[Start of Data supplied]
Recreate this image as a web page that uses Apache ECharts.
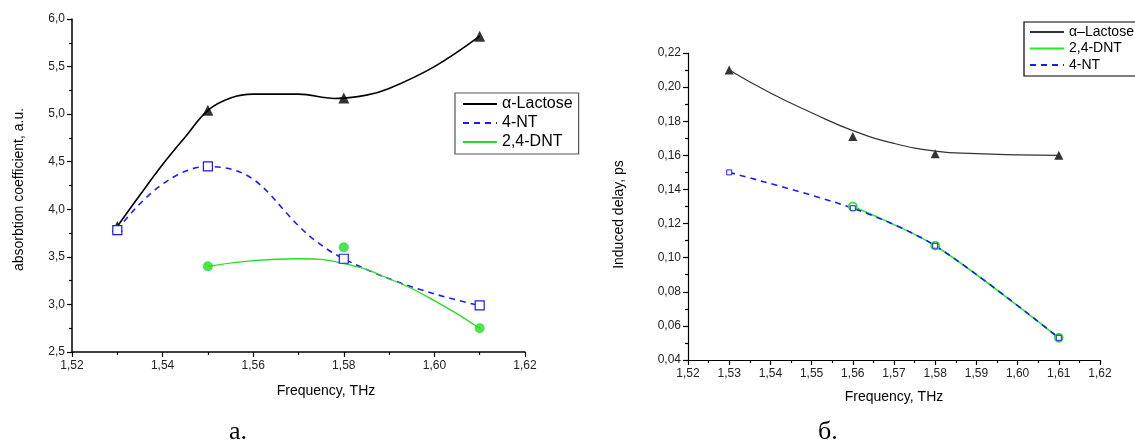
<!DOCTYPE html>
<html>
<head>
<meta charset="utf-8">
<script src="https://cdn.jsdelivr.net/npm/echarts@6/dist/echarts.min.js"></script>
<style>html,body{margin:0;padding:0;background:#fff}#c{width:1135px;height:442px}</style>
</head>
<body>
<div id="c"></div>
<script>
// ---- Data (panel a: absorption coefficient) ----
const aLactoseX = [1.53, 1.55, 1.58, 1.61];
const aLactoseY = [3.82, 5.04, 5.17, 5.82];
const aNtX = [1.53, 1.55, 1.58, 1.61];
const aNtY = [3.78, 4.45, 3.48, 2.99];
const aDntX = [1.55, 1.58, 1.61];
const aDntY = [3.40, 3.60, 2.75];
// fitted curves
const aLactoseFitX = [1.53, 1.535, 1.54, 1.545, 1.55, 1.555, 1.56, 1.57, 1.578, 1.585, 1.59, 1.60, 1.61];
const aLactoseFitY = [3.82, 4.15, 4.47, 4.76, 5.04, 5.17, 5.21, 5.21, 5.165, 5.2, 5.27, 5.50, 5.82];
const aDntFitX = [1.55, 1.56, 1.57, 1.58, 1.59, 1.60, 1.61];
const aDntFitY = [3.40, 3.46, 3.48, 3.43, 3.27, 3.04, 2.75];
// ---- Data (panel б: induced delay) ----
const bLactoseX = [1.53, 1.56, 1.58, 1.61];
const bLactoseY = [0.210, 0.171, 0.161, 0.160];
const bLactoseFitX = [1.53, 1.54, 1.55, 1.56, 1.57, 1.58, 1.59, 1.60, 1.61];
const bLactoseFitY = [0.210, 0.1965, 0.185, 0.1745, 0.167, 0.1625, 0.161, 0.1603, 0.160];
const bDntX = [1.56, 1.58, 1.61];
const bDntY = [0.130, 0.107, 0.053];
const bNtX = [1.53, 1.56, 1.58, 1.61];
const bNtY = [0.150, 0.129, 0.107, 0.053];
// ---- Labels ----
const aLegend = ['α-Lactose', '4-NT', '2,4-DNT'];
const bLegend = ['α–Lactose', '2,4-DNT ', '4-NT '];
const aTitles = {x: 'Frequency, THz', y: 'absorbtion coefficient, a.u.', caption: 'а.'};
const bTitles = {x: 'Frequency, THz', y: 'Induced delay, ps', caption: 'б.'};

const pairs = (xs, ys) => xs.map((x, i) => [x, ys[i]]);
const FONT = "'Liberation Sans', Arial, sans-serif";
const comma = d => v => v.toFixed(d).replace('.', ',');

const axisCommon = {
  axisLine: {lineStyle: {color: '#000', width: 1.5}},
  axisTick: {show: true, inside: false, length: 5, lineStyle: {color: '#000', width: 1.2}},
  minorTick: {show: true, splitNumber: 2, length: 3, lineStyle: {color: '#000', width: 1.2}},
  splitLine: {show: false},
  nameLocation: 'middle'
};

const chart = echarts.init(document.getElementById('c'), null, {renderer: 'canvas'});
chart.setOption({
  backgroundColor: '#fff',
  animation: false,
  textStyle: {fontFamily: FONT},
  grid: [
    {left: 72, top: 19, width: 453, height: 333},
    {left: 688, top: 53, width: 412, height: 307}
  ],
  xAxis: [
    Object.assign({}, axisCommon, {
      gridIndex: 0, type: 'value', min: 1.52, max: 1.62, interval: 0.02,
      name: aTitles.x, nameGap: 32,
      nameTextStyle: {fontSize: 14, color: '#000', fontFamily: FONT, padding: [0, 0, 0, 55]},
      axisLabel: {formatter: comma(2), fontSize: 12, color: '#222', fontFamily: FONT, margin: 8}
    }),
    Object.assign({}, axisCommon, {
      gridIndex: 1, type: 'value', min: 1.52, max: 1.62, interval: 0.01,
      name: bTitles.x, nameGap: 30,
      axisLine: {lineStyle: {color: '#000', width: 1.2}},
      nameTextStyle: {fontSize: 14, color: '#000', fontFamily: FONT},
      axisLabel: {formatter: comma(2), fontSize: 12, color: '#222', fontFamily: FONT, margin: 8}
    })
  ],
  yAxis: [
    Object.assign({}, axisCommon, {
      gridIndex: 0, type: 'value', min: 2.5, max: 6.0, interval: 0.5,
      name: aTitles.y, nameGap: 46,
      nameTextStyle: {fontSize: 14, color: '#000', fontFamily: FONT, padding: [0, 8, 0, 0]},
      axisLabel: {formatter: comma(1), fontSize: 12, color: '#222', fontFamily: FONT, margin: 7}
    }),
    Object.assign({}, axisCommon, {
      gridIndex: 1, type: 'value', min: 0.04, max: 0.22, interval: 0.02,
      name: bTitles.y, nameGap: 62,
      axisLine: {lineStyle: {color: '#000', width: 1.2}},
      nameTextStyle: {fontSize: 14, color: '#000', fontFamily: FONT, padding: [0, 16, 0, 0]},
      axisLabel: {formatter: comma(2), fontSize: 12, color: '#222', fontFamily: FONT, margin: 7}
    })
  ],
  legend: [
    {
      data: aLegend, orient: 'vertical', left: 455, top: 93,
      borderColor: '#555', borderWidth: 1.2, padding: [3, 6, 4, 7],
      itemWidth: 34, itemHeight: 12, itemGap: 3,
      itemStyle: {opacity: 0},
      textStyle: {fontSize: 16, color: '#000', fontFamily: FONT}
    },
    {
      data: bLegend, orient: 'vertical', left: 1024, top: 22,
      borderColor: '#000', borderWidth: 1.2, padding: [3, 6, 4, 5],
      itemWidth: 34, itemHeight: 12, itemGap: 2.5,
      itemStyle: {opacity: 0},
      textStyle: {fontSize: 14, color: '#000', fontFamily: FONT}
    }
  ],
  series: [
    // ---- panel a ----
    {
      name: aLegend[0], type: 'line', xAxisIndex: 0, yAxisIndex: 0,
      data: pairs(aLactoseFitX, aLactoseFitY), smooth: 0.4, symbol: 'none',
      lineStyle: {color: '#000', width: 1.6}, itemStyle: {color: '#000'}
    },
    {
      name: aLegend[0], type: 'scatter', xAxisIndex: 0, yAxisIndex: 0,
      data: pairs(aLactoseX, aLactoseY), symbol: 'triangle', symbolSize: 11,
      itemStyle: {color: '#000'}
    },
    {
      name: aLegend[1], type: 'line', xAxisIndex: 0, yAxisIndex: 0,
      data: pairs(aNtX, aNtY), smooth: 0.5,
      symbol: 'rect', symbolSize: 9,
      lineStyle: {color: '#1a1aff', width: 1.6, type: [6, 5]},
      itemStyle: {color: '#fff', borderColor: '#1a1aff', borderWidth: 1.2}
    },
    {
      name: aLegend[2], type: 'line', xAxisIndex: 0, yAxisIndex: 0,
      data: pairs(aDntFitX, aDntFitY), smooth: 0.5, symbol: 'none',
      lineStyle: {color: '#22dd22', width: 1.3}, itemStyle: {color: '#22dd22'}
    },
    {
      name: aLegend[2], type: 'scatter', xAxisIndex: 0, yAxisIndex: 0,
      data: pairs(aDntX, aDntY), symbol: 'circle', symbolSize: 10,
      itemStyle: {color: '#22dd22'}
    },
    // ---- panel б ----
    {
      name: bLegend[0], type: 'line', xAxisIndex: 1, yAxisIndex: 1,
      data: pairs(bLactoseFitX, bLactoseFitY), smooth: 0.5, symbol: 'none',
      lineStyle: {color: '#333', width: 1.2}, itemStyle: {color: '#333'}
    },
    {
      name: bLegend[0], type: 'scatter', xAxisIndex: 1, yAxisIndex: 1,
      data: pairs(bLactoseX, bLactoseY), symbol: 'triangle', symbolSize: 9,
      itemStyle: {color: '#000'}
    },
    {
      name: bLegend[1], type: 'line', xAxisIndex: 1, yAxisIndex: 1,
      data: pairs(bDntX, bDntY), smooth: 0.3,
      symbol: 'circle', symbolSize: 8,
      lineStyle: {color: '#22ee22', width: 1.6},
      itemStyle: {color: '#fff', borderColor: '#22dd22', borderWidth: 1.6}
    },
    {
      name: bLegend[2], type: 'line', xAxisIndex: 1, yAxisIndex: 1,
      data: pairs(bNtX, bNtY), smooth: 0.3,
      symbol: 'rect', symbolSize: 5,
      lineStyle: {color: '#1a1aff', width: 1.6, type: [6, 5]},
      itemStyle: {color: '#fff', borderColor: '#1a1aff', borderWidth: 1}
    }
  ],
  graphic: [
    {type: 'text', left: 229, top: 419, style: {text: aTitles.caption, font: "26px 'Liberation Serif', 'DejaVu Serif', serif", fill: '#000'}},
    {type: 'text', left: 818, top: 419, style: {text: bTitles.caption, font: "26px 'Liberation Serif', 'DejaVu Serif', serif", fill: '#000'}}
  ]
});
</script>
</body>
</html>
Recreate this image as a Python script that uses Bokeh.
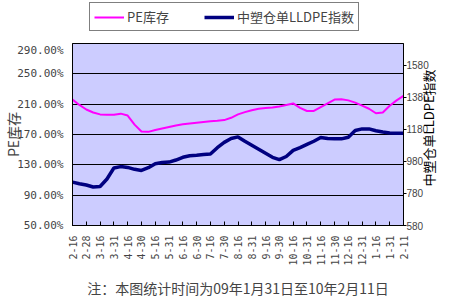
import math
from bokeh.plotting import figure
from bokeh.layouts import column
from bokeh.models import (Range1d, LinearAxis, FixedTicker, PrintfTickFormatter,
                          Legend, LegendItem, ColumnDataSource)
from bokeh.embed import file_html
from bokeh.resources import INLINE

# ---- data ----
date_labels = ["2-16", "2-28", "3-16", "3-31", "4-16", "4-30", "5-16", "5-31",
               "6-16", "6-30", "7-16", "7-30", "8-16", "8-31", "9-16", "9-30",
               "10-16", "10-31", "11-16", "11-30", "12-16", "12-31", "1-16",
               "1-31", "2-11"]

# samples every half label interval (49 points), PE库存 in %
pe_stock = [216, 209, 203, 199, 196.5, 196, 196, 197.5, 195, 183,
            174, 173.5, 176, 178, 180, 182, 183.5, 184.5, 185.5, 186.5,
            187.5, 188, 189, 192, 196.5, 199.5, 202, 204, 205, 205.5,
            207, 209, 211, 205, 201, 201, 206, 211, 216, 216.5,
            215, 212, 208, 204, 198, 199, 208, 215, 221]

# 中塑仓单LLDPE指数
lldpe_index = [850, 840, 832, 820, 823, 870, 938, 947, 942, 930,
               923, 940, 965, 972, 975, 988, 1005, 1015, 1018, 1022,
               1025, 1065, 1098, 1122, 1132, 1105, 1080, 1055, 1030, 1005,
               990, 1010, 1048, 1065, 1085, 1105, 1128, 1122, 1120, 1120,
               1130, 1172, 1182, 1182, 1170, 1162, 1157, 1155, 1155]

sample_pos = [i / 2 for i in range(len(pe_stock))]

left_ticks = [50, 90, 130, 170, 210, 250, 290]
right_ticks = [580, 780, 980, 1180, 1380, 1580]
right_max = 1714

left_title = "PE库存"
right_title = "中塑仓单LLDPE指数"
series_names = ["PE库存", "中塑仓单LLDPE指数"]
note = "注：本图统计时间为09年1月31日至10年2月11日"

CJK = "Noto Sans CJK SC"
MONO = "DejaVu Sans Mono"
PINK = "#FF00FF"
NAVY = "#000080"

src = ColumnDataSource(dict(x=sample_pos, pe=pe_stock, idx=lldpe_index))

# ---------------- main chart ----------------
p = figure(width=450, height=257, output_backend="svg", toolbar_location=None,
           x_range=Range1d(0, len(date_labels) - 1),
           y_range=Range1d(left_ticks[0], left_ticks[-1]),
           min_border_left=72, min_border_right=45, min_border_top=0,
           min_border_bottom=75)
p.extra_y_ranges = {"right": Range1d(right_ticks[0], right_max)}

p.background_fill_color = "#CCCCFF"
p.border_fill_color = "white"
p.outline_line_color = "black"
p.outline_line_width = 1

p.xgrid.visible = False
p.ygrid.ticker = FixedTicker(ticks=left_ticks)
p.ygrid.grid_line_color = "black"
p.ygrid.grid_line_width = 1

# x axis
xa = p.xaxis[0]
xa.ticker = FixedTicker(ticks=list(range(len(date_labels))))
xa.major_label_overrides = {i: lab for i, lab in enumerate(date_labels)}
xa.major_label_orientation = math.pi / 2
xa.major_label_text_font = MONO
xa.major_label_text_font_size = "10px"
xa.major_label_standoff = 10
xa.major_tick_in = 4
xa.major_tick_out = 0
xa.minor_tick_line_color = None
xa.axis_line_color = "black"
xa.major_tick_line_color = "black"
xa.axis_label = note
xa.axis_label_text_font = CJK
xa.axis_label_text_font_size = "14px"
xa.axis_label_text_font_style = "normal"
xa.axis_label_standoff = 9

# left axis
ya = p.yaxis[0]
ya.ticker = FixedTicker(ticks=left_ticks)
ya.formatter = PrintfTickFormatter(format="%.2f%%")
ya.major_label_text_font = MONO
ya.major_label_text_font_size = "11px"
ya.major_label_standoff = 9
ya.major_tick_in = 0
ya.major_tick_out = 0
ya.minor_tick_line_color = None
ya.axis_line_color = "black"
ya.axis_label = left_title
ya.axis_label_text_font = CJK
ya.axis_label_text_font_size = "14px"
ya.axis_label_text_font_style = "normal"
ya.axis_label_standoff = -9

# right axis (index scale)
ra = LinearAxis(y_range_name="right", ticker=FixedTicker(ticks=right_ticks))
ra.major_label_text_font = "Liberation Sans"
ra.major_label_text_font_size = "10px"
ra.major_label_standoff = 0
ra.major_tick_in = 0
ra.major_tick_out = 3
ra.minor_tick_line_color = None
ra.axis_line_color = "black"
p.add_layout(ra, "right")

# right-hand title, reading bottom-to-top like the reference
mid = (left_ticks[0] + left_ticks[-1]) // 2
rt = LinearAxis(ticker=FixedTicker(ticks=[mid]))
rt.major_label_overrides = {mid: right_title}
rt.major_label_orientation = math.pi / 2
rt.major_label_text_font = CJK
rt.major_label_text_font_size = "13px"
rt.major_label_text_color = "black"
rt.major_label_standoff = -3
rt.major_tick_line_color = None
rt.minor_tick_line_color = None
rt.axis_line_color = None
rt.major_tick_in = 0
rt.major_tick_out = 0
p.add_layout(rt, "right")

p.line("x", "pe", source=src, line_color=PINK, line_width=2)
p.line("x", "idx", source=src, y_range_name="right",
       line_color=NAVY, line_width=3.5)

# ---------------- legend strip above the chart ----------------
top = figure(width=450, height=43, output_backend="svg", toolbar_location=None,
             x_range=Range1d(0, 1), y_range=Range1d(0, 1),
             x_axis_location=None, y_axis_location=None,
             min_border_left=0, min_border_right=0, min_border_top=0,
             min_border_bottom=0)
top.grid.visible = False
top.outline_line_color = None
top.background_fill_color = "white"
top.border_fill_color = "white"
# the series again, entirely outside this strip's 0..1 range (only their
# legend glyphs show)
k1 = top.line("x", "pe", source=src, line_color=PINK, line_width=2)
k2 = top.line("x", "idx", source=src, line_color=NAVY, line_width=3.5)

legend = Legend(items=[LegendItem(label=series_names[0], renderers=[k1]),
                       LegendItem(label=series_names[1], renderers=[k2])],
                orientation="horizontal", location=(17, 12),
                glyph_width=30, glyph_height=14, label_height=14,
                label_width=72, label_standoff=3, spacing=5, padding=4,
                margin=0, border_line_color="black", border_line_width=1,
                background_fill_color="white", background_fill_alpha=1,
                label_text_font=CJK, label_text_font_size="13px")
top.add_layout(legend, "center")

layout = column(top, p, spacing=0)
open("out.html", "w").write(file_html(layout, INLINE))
[End of Data supplied]
Look above for the line containing "Recreate this image as a Python", then write out every line from there down to the line containing "from bokeh.resources import INLINE", that line included, with no pictures.

Recreate this image as a Python script that uses Bokeh.
import math
from bokeh.plotting import figure
from bokeh.layouts import column
from bokeh.models import (Range1d, LinearAxis, FixedTicker, PrintfTickFormatter,
                          Legend, LegendItem, ColumnDataSource)
from bokeh.embed import file_html
from bokeh.resources import INLINE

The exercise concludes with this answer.